Three custom designs and three off-the-shelf models will be part of the prototype testing. There are three to five cans of each design, for a total of 26 cans. These 26 cans will be dispersed across the City in a variety of places, including commercial corridors, busy intersections and bus stops. The cans will be installed at the first set of locations for 30 days, then moved to 26 new locations to be tested for an additional 30 days.

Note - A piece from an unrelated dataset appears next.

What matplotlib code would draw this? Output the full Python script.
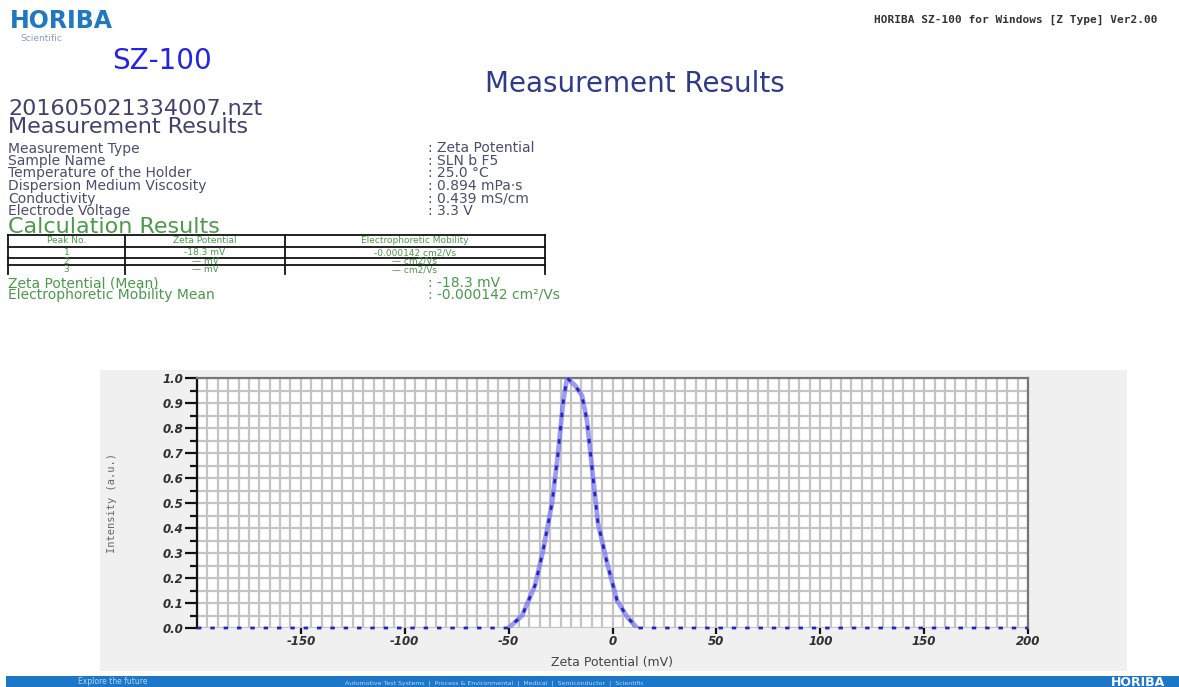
import numpy as np
import matplotlib
matplotlib.use("Agg")
import matplotlib.pyplot as plt
from matplotlib.patches import Rectangle
from matplotlib.lines import Line2D
from matplotlib.ticker import MultipleLocator, FixedLocator
from matplotlib.font_manager import FontProperties

# ---- zeta potential distribution ----
zeta_mv = [-200, -50, -43.5, -37.3, -33.4, -29.1, -26.2, -23.8, -21.9, -18.0,
           -14.7, -12.3, -9.9, -7.0, -2.6, 2.2, 7.0, 11.8, 200]
intensity = [0.0, 0.0, 0.05, 0.17, 0.31, 0.50, 0.70, 0.90, 1.00, 0.97,
             0.93, 0.83, 0.645, 0.42, 0.26, 0.11, 0.045, 0.0, 0.0]

x_tick_values = [-150, -100, -50, 0, 50, 100, 150, 200]
x_tick_labels = ["-150", "-100", "-50", "0", "50", "100", "150", "200"]
y_tick_values = [0.0, 0.1, 0.2, 0.3, 0.4, 0.5, 0.6, 0.7, 0.8, 0.9, 1.0]
y_tick_labels = ["0.0", "0.1", "0.2", "0.3", "0.4", "0.5", "0.6", "0.7", "0.8", "0.9", "1.0"]

# ---- report text ----
info_labels = ["Measurement Type", "Sample Name", "Temperature of the Holder",
               "Dispersion Medium Viscosity", "Conductivity", "Electrode Voltage"]
info_values = [": Zeta Potential", ": SLN b F5", ": 25.0 °C",
               ": 0.894 mPa·s", ": 0.439 mS/cm", ": 3.3 V"]
table_header = ["Peak No.", "Zeta Potential", "Electrophoretic Mobility"]
table_rows = [["1", "-18.3 mV", "-0.000142 cm2/Vs"],
              ["2", "— mV", "— cm2/Vs"],
              ["3", "— mV", "— cm2/Vs"]]
mean_labels = ["Zeta Potential (Mean)", "Electrophoretic Mobility Mean"]
mean_values = [": -18.3 mV", ": -0.000142 cm²/Vs"]

W, H = 1179, 687
fig = plt.figure(figsize=(W / 100, H / 100), dpi=100)
fig.patch.set_facecolor("white")


def fx(x):
    return x / W


def fy(y):
    return 1 - y / H


def put(x, y, s, **kw):
    kw.setdefault("family", "DejaVu Sans")
    kw.setdefault("va", "baseline")
    fig.text(fx(x), fy(y), s, **kw)


def hline(x0, x1, y, **kw):
    fig.add_artist(Line2D([fx(x0), fx(x1)], [fy(y), fy(y)], transform=fig.transFigure, **kw))


def vline(x, y0, y1, **kw):
    fig.add_artist(Line2D([fx(x), fx(x)], [fy(y0), fy(y1)], transform=fig.transFigure, **kw))


# header
put(10, 28, "HORIBA", fontsize=17, weight="heavy", color="#1f78c1")
put(20, 41, "Scientific", fontsize=6.5, color="#8a9cc0")
put(112, 69, "SZ‑100", fontsize=20, color="#2424e6")
put(1157, 23, "HORIBA SZ-100 for Windows [Z Type] Ver2.00", fontsize=8,
    family="DejaVu Sans Mono", weight="bold", color="#333333", ha="right")
put(635, 92, "Measurement Results", fontsize=20, color="#2e3a8c", ha="center")

navy = "#414170"
put(8, 115, "201605021334007.nzt", fontsize=16, color=navy)
put(8, 133, "Measurement Results", fontsize=16, color=navy)

row_base = [152.5, 165, 177.5, 190, 203, 215.5]
for yb, lab, val in zip(row_base, info_labels, info_values):
    put(8, yb, lab, fontsize=10, color="#4c4c70")
    put(428, yb, val, fontsize=10, color="#4c4c70")

green = "#4a9a4a"
put(8, 233, "Calculation Results", fontsize=16, color=green)

# results table
tl = dict(color="#111111", lw=1.3)
col_x = [8, 125, 285, 545]
hline(8, 545, 234.5, **tl)
for yy in (246.5, 257.5, 265.5):
    hline(8, 545, yy, **tl)
for cx in col_x:
    vline(cx, 234.5, 274, **tl)
col_c = [(col_x[i] + col_x[i + 1]) / 2 for i in range(3)]
for i, s in enumerate(table_header):
    put(col_c[i], 243.5, s, fontsize=6.5, color=green, ha="center")
for yb, row in zip([255, 264, 272.5], table_rows):
    for i, s in enumerate(row):
        put(col_c[i], yb, s, fontsize=6.5, color=green, ha="center")

for yb, lab, val in zip([287, 299], mean_labels, mean_values):
    put(8, yb, lab, fontsize=10, color=green)
    put(428, yb, val, fontsize=10, color=green)

# chart panel
fig.add_artist(Rectangle((fx(100), fy(671)), fx(1127) - fx(100), fy(370) - fy(671),
                         transform=fig.transFigure, facecolor="#f0f0f0", edgecolor="none", zorder=0))

ax_left, ax_right = 197, 1028
ax = fig.add_axes([fx(ax_left), fy(628), fx(ax_right) - fx(ax_left), fy(378) - fy(628)])
ax.set_facecolor("white")
ax.set_xlim(-200, 200)
ax.set_ylim(0, 1.0)

ax.xaxis.set_major_locator(FixedLocator(x_tick_values))
ax.set_xticklabels(x_tick_labels)
ax.xaxis.set_minor_locator(MultipleLocator(5))
ax.yaxis.set_major_locator(FixedLocator(y_tick_values))
ax.set_yticklabels(y_tick_labels)
ax.yaxis.set_minor_locator(MultipleLocator(0.05))

ax.grid(which="both", color="#c4c4c4", lw=1.6)
ax.set_axisbelow(True)

tick_fp = FontProperties(family="DejaVu Sans", weight="bold", style="italic", size=8.5)
for lab in ax.get_xticklabels() + ax.get_yticklabels():
    lab.set_fontproperties(tick_fp)
    lab.set_color("#303030")
ax.tick_params(axis="y", which="major", length=9, width=1.6, color="#111111", pad=1)
ax.tick_params(axis="y", which="minor", length=5, width=1.6, color="#111111")
ax.tick_params(axis="x", which="major", length=4, width=1.6, color="#111111", pad=1)
ax.tick_params(axis="x", which="minor", length=0)

for side in ("top", "right"):
    ax.spines[side].set_color("#777777")
    ax.spines[side].set_linewidth(1.6)
ax.spines["left"].set_color("#111111")
ax.spines["left"].set_linewidth(1.6)
ax.spines["bottom"].set_visible(False)

# distribution curve: soft wide trace with a dotted core
zx = np.array(zeta_mv)
zy = np.array(intensity)
nz = np.nonzero(zy)[0]
seg = slice(nz[0] - 1, nz[-1] + 2)
ax.plot(zx[seg], zy[seg], color="#7474f2", lw=3.4, alpha=0.7, solid_capstyle="round", zorder=3)
ax.plot(zx, zy, color="#2424c0", lw=2.0, ls=(0, (1.6, 3.2)), zorder=4, clip_on=False)

ax.set_ylabel("Intensity (a.u.)", family="DejaVu Sans Mono", fontsize=7.5, color="#666666")
ax.yaxis.set_label_coords((117 - ax_left) / (ax_right - ax_left), 0.5)
put(612, 666, "Zeta Potential (mV)", fontsize=9, color="#444444", ha="center")

# footer bar
fig.add_artist(Rectangle((fx(6), 0), 1 - fx(6), fy(676), transform=fig.transFigure,
                         facecolor="#1c77c9", edgecolor="none", zorder=0))
put(78, 684.5, "Explore the future", fontsize=5.5, color="#b8d4f0")
put(345, 684.5, "Automotive Test Systems  |  Process & Environmental  |  Medical  |  Semiconductor  |  Scientific",
    fontsize=4.5, color="#b8d4f0")
put(1165, 685.5, "HORIBA", fontsize=9, weight="heavy", color="white", ha="right")

fig.savefig("out.png", dpi=100, facecolor="white")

The custom and off-the-shelf prototype cans
The trash can pilot program is a partnership among San Francisco Public Works, the Institute for Creative Integration (ICI), an industrial design firm, and APROE, a design and fabrication outfit. Both ICI and APROE are Bay Area companies with deep knowledge in industrial design and local issues.
Three Custom Designs
Salt & Pepper
Public Works contracted with ICI to research successful trash can models in terms of functionality, materiality, cost and form. With that foundation, they developed several conceptual designs from which Public Works landed on three models – Salt & Pepper, Slim Silhouette and Soft Square. After approval from the San Francisco Arts Commission, APROE was engaged to develop construction drawings and then fabricate the trash can concepts.
The off-the-shelf models were chosen by Public Works with consideration to the design criteria, past experience on San Francisco streets and cost. The off-the-shelf cans are the BearSaver (Securr), Rin Bin (Victor Stanley) and Open Wire Mesh (Global Industries).